Не следует требовать от людей большего, чем они могут дать. Неужели Никколо не ведал этой истины? Он слишком многого ждал от своего очаровательного друга, одаренного умом, что делало общение с ним особо приятным. Веттори же прекрасно знал себя. «Ты знаешь, насколько я труслив и всего боюсь», — однажды напишет он брату; а 30 марта во втором письме к Никколо: «Хотя я и не возношусь, когда Фортуна ко мне благосклонна, я унижаюсь, когда она отворачивается от меня, и начинаю сомневаться во всем». На него нельзя положиться — это весьма недвусмысленное предупреждение могло бы умилить своей искренностью, если бы не сопровождалось призывом «мужественно принять неудачу».
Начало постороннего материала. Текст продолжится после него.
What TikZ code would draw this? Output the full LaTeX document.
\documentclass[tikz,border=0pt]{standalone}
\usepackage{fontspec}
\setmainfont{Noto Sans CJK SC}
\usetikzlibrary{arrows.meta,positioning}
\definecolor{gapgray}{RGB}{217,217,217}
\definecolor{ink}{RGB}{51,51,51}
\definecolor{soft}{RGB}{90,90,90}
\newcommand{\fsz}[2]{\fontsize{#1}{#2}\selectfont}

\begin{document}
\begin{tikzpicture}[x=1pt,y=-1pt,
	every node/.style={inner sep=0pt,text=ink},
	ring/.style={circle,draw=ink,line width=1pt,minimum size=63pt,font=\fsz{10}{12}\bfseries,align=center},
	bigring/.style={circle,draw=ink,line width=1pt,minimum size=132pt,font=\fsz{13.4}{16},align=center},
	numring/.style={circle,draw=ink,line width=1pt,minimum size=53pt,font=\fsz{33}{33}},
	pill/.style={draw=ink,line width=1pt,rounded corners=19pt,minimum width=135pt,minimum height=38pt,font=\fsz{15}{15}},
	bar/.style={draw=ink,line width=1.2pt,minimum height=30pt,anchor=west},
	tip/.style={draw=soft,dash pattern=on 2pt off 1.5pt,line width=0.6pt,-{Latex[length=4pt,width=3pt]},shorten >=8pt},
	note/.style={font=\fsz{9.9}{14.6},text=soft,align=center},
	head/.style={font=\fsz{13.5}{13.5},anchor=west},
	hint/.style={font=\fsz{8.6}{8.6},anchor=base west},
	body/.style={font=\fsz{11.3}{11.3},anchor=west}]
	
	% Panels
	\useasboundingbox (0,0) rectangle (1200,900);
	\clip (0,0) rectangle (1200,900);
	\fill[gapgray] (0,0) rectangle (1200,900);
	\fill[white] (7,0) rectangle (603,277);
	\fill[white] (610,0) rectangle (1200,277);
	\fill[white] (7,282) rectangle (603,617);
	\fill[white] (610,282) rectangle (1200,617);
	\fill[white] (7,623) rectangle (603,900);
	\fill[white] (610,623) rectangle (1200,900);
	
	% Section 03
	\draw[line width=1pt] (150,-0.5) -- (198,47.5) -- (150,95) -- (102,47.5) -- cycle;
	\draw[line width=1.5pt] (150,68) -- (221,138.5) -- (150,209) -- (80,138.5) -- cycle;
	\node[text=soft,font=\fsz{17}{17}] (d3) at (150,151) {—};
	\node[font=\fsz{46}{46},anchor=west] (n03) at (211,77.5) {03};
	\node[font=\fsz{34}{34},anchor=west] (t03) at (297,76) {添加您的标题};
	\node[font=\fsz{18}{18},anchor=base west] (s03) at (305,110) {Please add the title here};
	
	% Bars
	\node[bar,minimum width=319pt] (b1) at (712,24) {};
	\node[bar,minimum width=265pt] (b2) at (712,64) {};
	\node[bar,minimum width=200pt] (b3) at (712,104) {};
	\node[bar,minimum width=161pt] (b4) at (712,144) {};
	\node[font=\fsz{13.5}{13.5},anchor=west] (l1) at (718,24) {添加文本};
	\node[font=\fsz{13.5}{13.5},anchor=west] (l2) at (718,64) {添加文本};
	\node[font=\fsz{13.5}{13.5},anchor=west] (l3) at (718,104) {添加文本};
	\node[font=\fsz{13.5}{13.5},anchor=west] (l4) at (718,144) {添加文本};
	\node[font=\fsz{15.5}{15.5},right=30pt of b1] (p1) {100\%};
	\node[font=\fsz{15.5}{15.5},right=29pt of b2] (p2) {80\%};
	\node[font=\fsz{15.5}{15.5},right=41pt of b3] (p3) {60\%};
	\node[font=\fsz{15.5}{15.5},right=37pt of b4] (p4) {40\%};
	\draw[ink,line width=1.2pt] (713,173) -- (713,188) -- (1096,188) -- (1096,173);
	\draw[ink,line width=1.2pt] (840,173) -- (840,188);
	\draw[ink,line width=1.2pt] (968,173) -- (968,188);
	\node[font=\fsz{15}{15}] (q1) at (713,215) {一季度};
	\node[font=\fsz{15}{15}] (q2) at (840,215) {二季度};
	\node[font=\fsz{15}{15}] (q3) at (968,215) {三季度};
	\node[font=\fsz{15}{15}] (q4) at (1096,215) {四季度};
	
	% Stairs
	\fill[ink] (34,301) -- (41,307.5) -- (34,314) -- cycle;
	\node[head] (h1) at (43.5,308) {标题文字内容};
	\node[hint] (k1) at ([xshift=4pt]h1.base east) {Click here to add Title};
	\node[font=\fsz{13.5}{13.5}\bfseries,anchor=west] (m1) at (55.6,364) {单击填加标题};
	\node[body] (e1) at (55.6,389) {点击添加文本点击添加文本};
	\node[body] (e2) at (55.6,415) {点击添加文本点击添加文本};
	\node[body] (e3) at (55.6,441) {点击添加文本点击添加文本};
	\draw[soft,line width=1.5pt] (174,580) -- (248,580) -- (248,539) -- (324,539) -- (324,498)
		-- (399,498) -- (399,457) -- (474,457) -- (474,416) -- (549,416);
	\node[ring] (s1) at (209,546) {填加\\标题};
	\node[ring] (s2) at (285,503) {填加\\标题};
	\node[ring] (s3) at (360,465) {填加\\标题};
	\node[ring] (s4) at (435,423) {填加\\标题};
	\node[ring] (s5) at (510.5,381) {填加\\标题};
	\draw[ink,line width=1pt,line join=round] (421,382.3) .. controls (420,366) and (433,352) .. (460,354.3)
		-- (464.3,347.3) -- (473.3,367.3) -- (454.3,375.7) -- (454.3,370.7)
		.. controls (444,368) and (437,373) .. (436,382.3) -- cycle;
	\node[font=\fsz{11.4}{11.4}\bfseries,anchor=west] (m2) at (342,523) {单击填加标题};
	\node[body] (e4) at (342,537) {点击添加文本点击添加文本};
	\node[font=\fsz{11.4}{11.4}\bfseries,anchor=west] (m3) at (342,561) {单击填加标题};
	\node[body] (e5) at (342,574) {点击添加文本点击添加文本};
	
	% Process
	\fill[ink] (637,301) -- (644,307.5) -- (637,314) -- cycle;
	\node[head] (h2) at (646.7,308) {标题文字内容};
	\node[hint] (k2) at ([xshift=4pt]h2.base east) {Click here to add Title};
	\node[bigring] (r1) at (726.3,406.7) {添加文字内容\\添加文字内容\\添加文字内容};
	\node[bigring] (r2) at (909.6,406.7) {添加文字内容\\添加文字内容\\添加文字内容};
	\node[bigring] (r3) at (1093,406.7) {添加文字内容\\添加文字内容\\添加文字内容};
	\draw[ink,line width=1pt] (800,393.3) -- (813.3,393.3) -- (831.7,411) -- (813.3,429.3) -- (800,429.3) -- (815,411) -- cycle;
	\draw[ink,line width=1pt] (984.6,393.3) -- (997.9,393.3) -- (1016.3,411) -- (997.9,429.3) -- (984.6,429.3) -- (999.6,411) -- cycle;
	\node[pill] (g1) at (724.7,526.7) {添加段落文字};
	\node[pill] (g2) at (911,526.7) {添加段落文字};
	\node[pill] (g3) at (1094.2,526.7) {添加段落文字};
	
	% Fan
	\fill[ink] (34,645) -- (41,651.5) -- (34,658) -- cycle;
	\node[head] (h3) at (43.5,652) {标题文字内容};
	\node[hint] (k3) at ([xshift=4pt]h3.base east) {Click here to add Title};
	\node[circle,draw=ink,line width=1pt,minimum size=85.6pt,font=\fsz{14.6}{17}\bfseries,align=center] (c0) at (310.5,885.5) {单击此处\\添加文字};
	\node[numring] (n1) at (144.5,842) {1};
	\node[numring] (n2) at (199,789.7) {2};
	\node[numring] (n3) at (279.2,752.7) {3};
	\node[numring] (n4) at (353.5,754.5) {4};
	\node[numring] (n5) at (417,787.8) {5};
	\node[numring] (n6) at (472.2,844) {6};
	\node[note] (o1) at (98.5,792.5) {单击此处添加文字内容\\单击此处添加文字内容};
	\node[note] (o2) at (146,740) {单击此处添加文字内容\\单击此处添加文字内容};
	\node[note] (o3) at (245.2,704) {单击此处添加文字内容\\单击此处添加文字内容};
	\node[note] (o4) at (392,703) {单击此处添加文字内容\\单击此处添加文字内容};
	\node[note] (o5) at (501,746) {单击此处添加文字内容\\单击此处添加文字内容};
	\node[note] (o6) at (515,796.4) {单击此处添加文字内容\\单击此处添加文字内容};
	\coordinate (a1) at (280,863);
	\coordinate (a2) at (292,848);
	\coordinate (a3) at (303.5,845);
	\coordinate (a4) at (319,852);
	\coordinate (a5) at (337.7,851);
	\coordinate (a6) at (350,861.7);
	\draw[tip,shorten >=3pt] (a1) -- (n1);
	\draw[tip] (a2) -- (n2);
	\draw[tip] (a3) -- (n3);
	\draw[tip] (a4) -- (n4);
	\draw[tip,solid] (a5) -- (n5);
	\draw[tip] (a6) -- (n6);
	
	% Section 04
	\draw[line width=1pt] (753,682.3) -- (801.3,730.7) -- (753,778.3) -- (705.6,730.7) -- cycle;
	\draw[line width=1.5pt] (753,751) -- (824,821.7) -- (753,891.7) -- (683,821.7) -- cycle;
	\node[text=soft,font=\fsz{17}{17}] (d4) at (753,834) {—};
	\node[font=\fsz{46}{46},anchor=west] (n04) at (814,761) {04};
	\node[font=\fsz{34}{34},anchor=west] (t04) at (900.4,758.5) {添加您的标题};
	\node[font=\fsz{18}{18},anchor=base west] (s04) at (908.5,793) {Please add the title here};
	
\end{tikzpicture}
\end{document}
Никколо в своем ответном письме держится твердо: «…Если наши новые хозяева пожелают дать мне возможность подняться, я буду этим тронут и думаю, что поведу себя так, что они будут довольны. Если они этого не сделают, я удовольствуюсь тем, что буду жить здесь в том состоянии, в каком пришел в этот мир, ибо я родился в бедности и дольше обучался в школе лишений, чем в школе удовольствий».
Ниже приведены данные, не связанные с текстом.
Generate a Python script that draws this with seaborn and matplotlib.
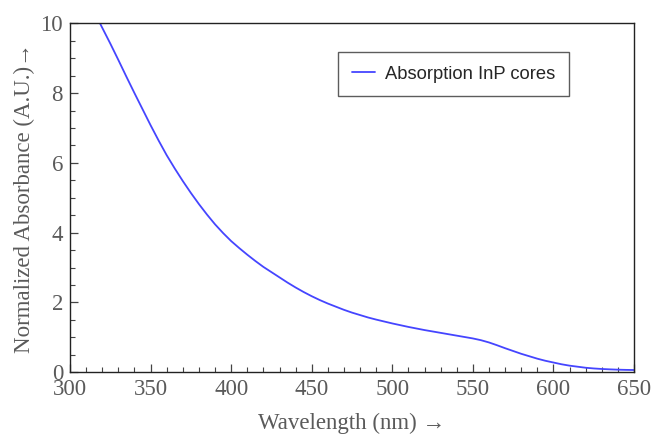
import matplotlib
matplotlib.use("Agg")
import matplotlib.pyplot as plt
from matplotlib.ticker import MultipleLocator
import seaborn as sns
import pandas as pd

wavelength = [318.6, 325, 330, 335, 340, 345, 350, 355, 360, 365, 370, 375, 380, 385, 390, 395, 400, 405, 410,
              415, 420, 425, 430, 435, 440, 445, 450, 455, 460, 465, 470, 475, 480, 485,
              490, 495, 500, 505, 510, 515, 520, 525, 530, 535, 540, 545, 550, 555, 560, 565, 570, 575,
              580, 585, 590, 595, 600, 605, 610, 615, 620, 625, 630, 635, 640, 645, 650]
absorbance = [10.0, 9.42, 8.95, 8.47, 8.0, 7.54, 7.08, 6.64, 6.22, 5.84, 5.48, 5.14, 4.82, 4.52, 4.24, 3.99, 3.76,
              3.56, 3.37, 3.19, 3.02, 2.87, 2.72, 2.57, 2.43, 2.30, 2.18, 2.07, 1.97, 1.88, 1.79, 1.71, 1.64, 1.57,
              1.51, 1.455, 1.40, 1.35, 1.30, 1.255, 1.21, 1.17, 1.13, 1.09, 1.05, 1.01, 0.97, 0.92, 0.855, 0.775,
              0.69, 0.61, 0.53, 0.46, 0.39, 0.33, 0.28, 0.23, 0.19, 0.16, 0.13, 0.11, 0.095, 0.084, 0.075, 0.069, 0.065]
series_name = "Absorption InP cores"
x_ticks = [300, 350, 400, 450, 500, 550, 600, 650]
y_ticks = [0, 2, 4, 6, 8, 10]

df = pd.DataFrame({"Wavelength": wavelength, "Absorbance": absorbance, "Series": series_name})

sns.set_style("white")
plt.rcParams['font.family'] = ['Liberation Serif', 'DejaVu Serif']

fig = plt.figure(figsize=(6.52, 4.34), dpi=100)
ax = fig.add_axes([0.1074, 0.1422, 0.865, 0.804])

sns.lineplot(data=df, x="Wavelength", y="Absorbance", hue="Series", palette=["#4545ff"],
             linewidth=1.3, ax=ax, estimator=None, sort=True)

ax.set_xlim(300, 650)
ax.set_ylim(0, 10)
ax.set_xticks(x_ticks)
ax.set_yticks(y_ticks)
ax.xaxis.set_minor_locator(MultipleLocator(10))
ax.yaxis.set_minor_locator(MultipleLocator(0.5))

tick_color = "#5a5a5a"
ax.tick_params(axis="both", which="major", direction="in", length=6, width=0.9, color="#444444",
               labelsize=16.5, labelcolor=tick_color, bottom=True, left=True, top=False, right=False)
ax.tick_params(axis="x", which="major", pad=5)
ax.tick_params(axis="y", which="major", pad=5)
ax.tick_params(axis="both", which="minor", direction="in", length=3.5, width=0.8, color="#444444",
               bottom=True, left=True, top=False, right=False)
for s in ax.spines.values():
    s.set_color("#222222")
    s.set_linewidth(1.0)

ax.set_xlabel("Wavelength (nm) →", fontsize=16.5, color=tick_color, labelpad=9)
ax.set_ylabel("Normalized Absorbance (A.U.)→", fontsize=16.5, color=tick_color, labelpad=4)

leg = ax.legend(loc="upper left", bbox_to_anchor=(0.475, 0.918), frameon=True, fancybox=False,
                prop={"family": "Liberation Sans", "size": 13.2}, handlelength=1.3, borderpad=0.75,
                handletextpad=0.5, borderaxespad=0)
leg.get_frame().set_edgecolor("#333333")
leg.get_frame().set_linewidth(1.0)

fig.savefig("out.png", dpi=100)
«Хотя я и не прошел школу лишений в юности, — отвечает уязвленный Веттори, — я усердно буду посещать ее в старости». Он принадлежал к тем людям, которые словами «и я тоже» заставляли замолкнуть надоедливых просителей, к тем, кто признавал свою вину, дабы обезоружить жалобщика, и готов был сам себя высечь. Весьма вяло защищая интересы Тотто, брата Никколо, скромного священнослужителя, желавшего попасть в папский список для получения какого-нибудь денежного вспомоществования, Веттори старается предупредить возможные упреки: «Я уверен, друг мой, вы будете думать про себя, что я выбрал весьма своеобразный способ вести свои дела, и хотя судьбе было угодно поместить меня, посла, у самой колыбели нового понтификата, я не сумел быть достаточно убедительным для того, чтобы включить в список близкого мне человека. Признаюсь, что это, правда, и во многом моя вина, потому что я неловок и не умею помочь ни себе, ни другим». Он кается в надежде навсегда отбить у своего дорогого Никколо желание о чем-либо его просить. «…Везде, где бы я ни был, будь то в деревне, во Флоренции или здесь, я буду всецело предан вам, как и всегда был. Я сожалею о том, что так плохо помог вам, хотя никогда не мог и не надеюсь в будущем помочь лучше».
Никколо в порыве гордости разыгрывает из себя философа и демонстрирует великодушие: «Письмо, которое я получил от вас, причиняет мне страдания больше, чем веревка на дыбе: я в отчаянии от того, что вы могли подумать, что я позволяю себе огорчаться чем-либо, что касается меня, ибо я приучил себя не испытывать больше страстных желаний… оставь же то, что не получается! Раз и навсегда, о чем бы я вас ни просил, не переживайте, если вы не сможете для меня этого добиться, ибо меня это нисколько не опечалит». Однако не до конца понимая ситуацию, Никколо все еще слишком многого ждет от друга, который уверяет, что «предан ему всецело». «Я узнал, что кардинал Содерини много хлопочет перед понтификом, — пишет Никколо в том же письме от 9 апреля. — Я бы хотел, чтобы вы дали мне совет: считаете ли вы уместным, чтобы я написал ему и попросил рекомендовать меня Его Святейшеству, или будет лучше, если вы сами лично попросите кардинала об этом, или же лучше не делать ни того, ни другого?»
«Ни того, ни другого», — отвечает Веттори и «по зрелом размышлении» приводит свои доводы: сомнения в реальном влиянии кардинала Содерини; опасность, которую может представлять поддержка со стороны человека, являющегося предметом стольких споров; неуверенность в том, что можно получить такую поддержку, если принимать во внимание боязливость покровителя… И дабы перекрыть Никколо все пути, которыми он захотел бы воспользоваться, Веттори ясно дает понять, что не сможет сам быть посредником: «Спасение Пьеро Содерини стоило мне благосклонности одной из сторон и принесло мало благодарности от другой».